If you need to buttress your thinking on economic issues, here are a couple of items for your reading. The Monday New York Times rounds up the way the Democratic presidential candidates are taking a more populist approach to economic issues than prevailed under Bill Clinton.
On Sunday, the Times had a big spread on the way the present lavish situation of the super-rich is like the Gilded Age in the second half of the 19th century. Most telling to me were some of the quotes from Warren "Sage of Omaha" Buffet and Robert Crandall, retired head of American Airlines. Crandall on taxes, for instance: "The way our society equalizes incomes is through much higher taxes than we have today.

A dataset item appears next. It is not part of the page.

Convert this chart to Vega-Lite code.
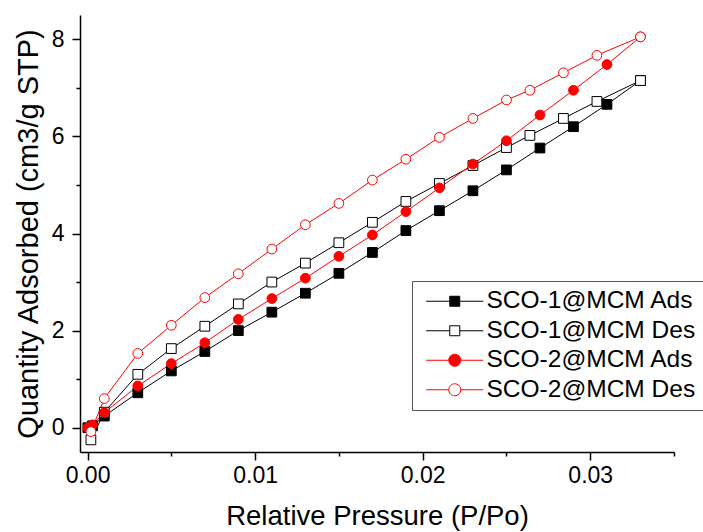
{
  "$schema": "https://vega.github.io/schema/vega-lite/v6.json",
  "width": 594,
  "height": 437,
  "autosize": {"type": "none"},
  "padding": {"left": 80, "top": 15, "right": 29, "bottom": 80},
  "background": "white",
  "config": {
    "view": {"stroke": null},
    "font": "Liberation Sans",
    "axis": {
      "domainColor": "black", "domainWidth": 1.5, "tickColor": "black", "tickWidth": 1.5,
      "labelColor": "black", "titleColor": "black", "labelFont": "Liberation Sans", "titleFont": "Liberation Sans",
      "labelFontSize": 23, "titleFontWeight": "normal", "grid": false, "labelOverlap": false
    },
    "legend": {"labelFont": "Liberation Sans", "labelFontSize": 24.5, "labelColor": "black", "labelLimit": 0}
  },
  "data": {"values": [
    {"series": "SCO-1@MCM Ads", "p": 0.00002, "q": 0.0},
    {"series": "SCO-1@MCM Ads", "p": 0.0003, "q": 0.04},
    {"series": "SCO-1@MCM Ads", "p": 0.001, "q": 0.24},
    {"series": "SCO-1@MCM Ads", "p": 0.003, "q": 0.72},
    {"series": "SCO-1@MCM Ads", "p": 0.005, "q": 1.17},
    {"series": "SCO-1@MCM Ads", "p": 0.007, "q": 1.57},
    {"series": "SCO-1@MCM Ads", "p": 0.009, "q": 2.0},
    {"series": "SCO-1@MCM Ads", "p": 0.011, "q": 2.38},
    {"series": "SCO-1@MCM Ads", "p": 0.013, "q": 2.77},
    {"series": "SCO-1@MCM Ads", "p": 0.015, "q": 3.18},
    {"series": "SCO-1@MCM Ads", "p": 0.017, "q": 3.61},
    {"series": "SCO-1@MCM Ads", "p": 0.019, "q": 4.06},
    {"series": "SCO-1@MCM Ads", "p": 0.021, "q": 4.47},
    {"series": "SCO-1@MCM Ads", "p": 0.023, "q": 4.88},
    {"series": "SCO-1@MCM Ads", "p": 0.025, "q": 5.31},
    {"series": "SCO-1@MCM Ads", "p": 0.027, "q": 5.76},
    {"series": "SCO-1@MCM Ads", "p": 0.029, "q": 6.2},
    {"series": "SCO-1@MCM Ads", "p": 0.031, "q": 6.66},
    {"series": "SCO-1@MCM Ads", "p": 0.033, "q": 7.15},
    {"series": "SCO-1@MCM Des", "p": 0.033, "q": 7.15},
    {"series": "SCO-1@MCM Des", "p": 0.0304, "q": 6.72},
    {"series": "SCO-1@MCM Des", "p": 0.0284, "q": 6.37},
    {"series": "SCO-1@MCM Des", "p": 0.0264, "q": 6.02},
    {"series": "SCO-1@MCM Des", "p": 0.025, "q": 5.77},
    {"series": "SCO-1@MCM Des", "p": 0.023, "q": 5.4},
    {"series": "SCO-1@MCM Des", "p": 0.021, "q": 5.03},
    {"series": "SCO-1@MCM Des", "p": 0.019, "q": 4.66},
    {"series": "SCO-1@MCM Des", "p": 0.017, "q": 4.23},
    {"series": "SCO-1@MCM Des", "p": 0.015, "q": 3.81},
    {"series": "SCO-1@MCM Des", "p": 0.013, "q": 3.39},
    {"series": "SCO-1@MCM Des", "p": 0.011, "q": 3.0},
    {"series": "SCO-1@MCM Des", "p": 0.009, "q": 2.55},
    {"series": "SCO-1@MCM Des", "p": 0.007, "q": 2.09},
    {"series": "SCO-1@MCM Des", "p": 0.005, "q": 1.63},
    {"series": "SCO-1@MCM Des", "p": 0.003, "q": 1.1},
    {"series": "SCO-1@MCM Des", "p": 0.001, "q": 0.32},
    {"series": "SCO-1@MCM Des", "p": 0.0002, "q": -0.25},
    {"series": "SCO-2@MCM Ads", "p": 0.00002, "q": 0.0},
    {"series": "SCO-2@MCM Ads", "p": 0.0003, "q": 0.06},
    {"series": "SCO-2@MCM Ads", "p": 0.001, "q": 0.31},
    {"series": "SCO-2@MCM Ads", "p": 0.003, "q": 0.86},
    {"series": "SCO-2@MCM Ads", "p": 0.005, "q": 1.32},
    {"series": "SCO-2@MCM Ads", "p": 0.007, "q": 1.75},
    {"series": "SCO-2@MCM Ads", "p": 0.009, "q": 2.23},
    {"series": "SCO-2@MCM Ads", "p": 0.011, "q": 2.66},
    {"series": "SCO-2@MCM Ads", "p": 0.013, "q": 3.08},
    {"series": "SCO-2@MCM Ads", "p": 0.015, "q": 3.53},
    {"series": "SCO-2@MCM Ads", "p": 0.017, "q": 3.97},
    {"series": "SCO-2@MCM Ads", "p": 0.019, "q": 4.45},
    {"series": "SCO-2@MCM Ads", "p": 0.021, "q": 4.94},
    {"series": "SCO-2@MCM Ads", "p": 0.023, "q": 5.43},
    {"series": "SCO-2@MCM Ads", "p": 0.025, "q": 5.91},
    {"series": "SCO-2@MCM Ads", "p": 0.027, "q": 6.44},
    {"series": "SCO-2@MCM Ads", "p": 0.029, "q": 6.95},
    {"series": "SCO-2@MCM Ads", "p": 0.031, "q": 7.48},
    {"series": "SCO-2@MCM Ads", "p": 0.033, "q": 8.05},
    {"series": "SCO-2@MCM Des", "p": 0.033, "q": 8.05},
    {"series": "SCO-2@MCM Des", "p": 0.0304, "q": 7.67},
    {"series": "SCO-2@MCM Des", "p": 0.0284, "q": 7.31},
    {"series": "SCO-2@MCM Des", "p": 0.0264, "q": 6.95},
    {"series": "SCO-2@MCM Des", "p": 0.025, "q": 6.75},
    {"series": "SCO-2@MCM Des", "p": 0.023, "q": 6.37},
    {"series": "SCO-2@MCM Des", "p": 0.021, "q": 5.98},
    {"series": "SCO-2@MCM Des", "p": 0.019, "q": 5.53},
    {"series": "SCO-2@MCM Des", "p": 0.017, "q": 5.1},
    {"series": "SCO-2@MCM Des", "p": 0.015, "q": 4.62},
    {"series": "SCO-2@MCM Des", "p": 0.013, "q": 4.18},
    {"series": "SCO-2@MCM Des", "p": 0.011, "q": 3.68},
    {"series": "SCO-2@MCM Des", "p": 0.009, "q": 3.17},
    {"series": "SCO-2@MCM Des", "p": 0.007, "q": 2.68},
    {"series": "SCO-2@MCM Des", "p": 0.005, "q": 2.11},
    {"series": "SCO-2@MCM Des", "p": 0.003, "q": 1.53},
    {"series": "SCO-2@MCM Des", "p": 0.001, "q": 0.6},
    {"series": "SCO-2@MCM Des", "p": 0.0002, "q": -0.08}
  ]},
  "encoding": {
    "x": {
      "field": "p", "type": "quantitative",
      "scale": {"domain": [-0.00045, 0.035], "nice": false, "zero": false},
      "axis": {
        "title": "Relative Pressure (P/Po)",
        "titleFontSize": 27.5,
        "values": [0, 0.005, 0.01, 0.015, 0.02, 0.025, 0.03, 0.035],
        "format": ".2f",
        "labelExpr": "abs(datum.value*100 - round(datum.value*100)) < 0.000001 ? datum.label : ''",
        "tickSize": {"condition": {"test": "abs(datum.value*100 - round(datum.value*100)) < 0.000001", "value": 8}, "value": 4},
        "labelPadding": 4,
        "titlePadding": 15
      }
    },
    "y": {
      "field": "q", "type": "quantitative",
      "scale": {"domain": [-0.5, 8.5], "nice": false, "zero": false},
      "axis": {
        "title": "Quantity Adsorbed (cm3/g STP)",
        "titleFontSize": 29,
        "values": [0, 1, 2, 3, 4, 5, 6, 7, 8],
        "labelExpr": "datum.value % 2 === 0 ? datum.label : ''",
        "tickSize": {"condition": {"test": "datum.value % 2 === 0", "value": 8}, "value": 4},
        "labelPadding": 8,
        "titlePadding": 8
      }
    }
  },
  "layer": [
    {
      "mark": {"type": "line", "strokeWidth": 1},
      "encoding": {
        "stroke": {"field": "series", "type": "nominal",
          "scale": {"domain": ["SCO-1@MCM Ads", "SCO-1@MCM Des", "SCO-2@MCM Ads", "SCO-2@MCM Des"], "range": ["#000000", "#000000", "#ff0000", "#ff0000"]},
          "legend": null}
      }
    },
    {
      "mark": {"type": "point", "opacity": 1, "strokeWidth": 1},
      "encoding": {
        "shape": {"field": "series", "type": "nominal",
          "scale": {"domain": ["SCO-1@MCM Ads", "SCO-1@MCM Des", "SCO-2@MCM Ads", "SCO-2@MCM Des"], "range": ["square", "square", "circle", "circle"]},
          "legend": null},
        "fill": {"field": "series", "type": "nominal",
          "scale": {"domain": ["SCO-1@MCM Ads", "SCO-1@MCM Des", "SCO-2@MCM Ads", "SCO-2@MCM Des"], "range": ["#000000", "#ffffff", "#ff0000", "#ffffff"]},
          "legend": null},
        "stroke": {"field": "series", "type": "nominal",
          "scale": {"domain": ["SCO-1@MCM Ads", "SCO-1@MCM Des", "SCO-2@MCM Ads", "SCO-2@MCM Des"], "range": ["#000000", "#000000", "#ff0000", "#ff0000"]},
          "legend": null},
        "size": {"field": "series", "type": "nominal",
          "scale": {"domain": ["SCO-1@MCM Ads", "SCO-1@MCM Des", "SCO-2@MCM Ads", "SCO-2@MCM Des"], "range": [95, 95, 110, 110]},
          "legend": null}
      }
    },
    {
      "transform": [{"filter": "false"}],
      "mark": {"type": "point", "opacity": 1, "strokeWidth": 1, "size": 144},
      "encoding": {
        "shape": {"field": "series", "type": "nominal",
          "scale": {"domain": ["SCO-1@MCM Ads", "SCO-1@MCM Des", "SCO-2@MCM Ads", "SCO-2@MCM Des"],
            "range": [
              "M-1,0H2.917M4.583,0H8.5M2.917,-0.833H4.583V0.833H2.917Z",
              "M-1,0H2.917M4.583,0H8.5M2.917,-0.833H4.583V0.833H2.917Z",
              "M-1,0H2.75M4.75,0H8.5M4.75,0A1,1 0 1,1 2.75,0A1,1 0 1,1 4.75,0Z",
              "M-1,0H2.75M4.75,0H8.5M4.75,0A1,1 0 1,1 2.75,0A1,1 0 1,1 4.75,0Z"
            ]},
          "legend": {"title": null, "orient": "none", "legendX": 332, "legendY": 266, "strokeColor": "#555555", "padding": 8, "symbolSize": 144, "symbolStrokeWidth": 1, "rowPadding": 4.5, "labelOffset": 42, "symbolOpacity": 1}},
        "fill": {"field": "series", "type": "nominal",
          "scale": {"domain": ["SCO-1@MCM Ads", "SCO-1@MCM Des", "SCO-2@MCM Ads", "SCO-2@MCM Des"], "range": ["#000000", "#ffffff", "#ff0000", "#ffffff"]},
          "legend": {"title": null, "orient": "none", "legendX": 332, "legendY": 266, "strokeColor": "#555555", "padding": 8, "symbolSize": 144, "symbolStrokeWidth": 1, "rowPadding": 4.5, "labelOffset": 42, "symbolOpacity": 1}},
        "stroke": {"field": "series", "type": "nominal",
          "scale": {"domain": ["SCO-1@MCM Ads", "SCO-1@MCM Des", "SCO-2@MCM Ads", "SCO-2@MCM Des"], "range": ["#000000", "#000000", "#ff0000", "#ff0000"]},
          "legend": {"title": null, "orient": "none", "legendX": 332, "legendY": 266, "strokeColor": "#555555", "padding": 8, "symbolSize": 144, "symbolStrokeWidth": 1, "rowPadding": 4.5, "labelOffset": 42, "symbolOpacity": 1}}
      }
    }
  ],
  "resolve": {"scale": {"shape": "independent", "fill": "independent", "stroke": "independent", "size": "independent"}}
}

There is no other way." Buffett is in favor of creating abundance first and then concentrating on redistributing it more equitably. Citibank mogul Sanford I. Weill comes off not quite so well by saying he doesn't want his money taken away from him; rather, he wants to give it away himself. The article then focuses on his lavish gift to Carnegie Hall, which -- to me, not the NY Times -- is like giving money to other rich people.
The author of the Sunday Times article is Louis Uchitelle, whose recent book "The Disposable American: Layoffs and their consequences" is one of three covered in a devastatingly logical workup in the New York Review of Books, my personal favorite source of wisdom and analysis. Try this lengthy article if you still are in a reading mood after the long Sunday Times piece.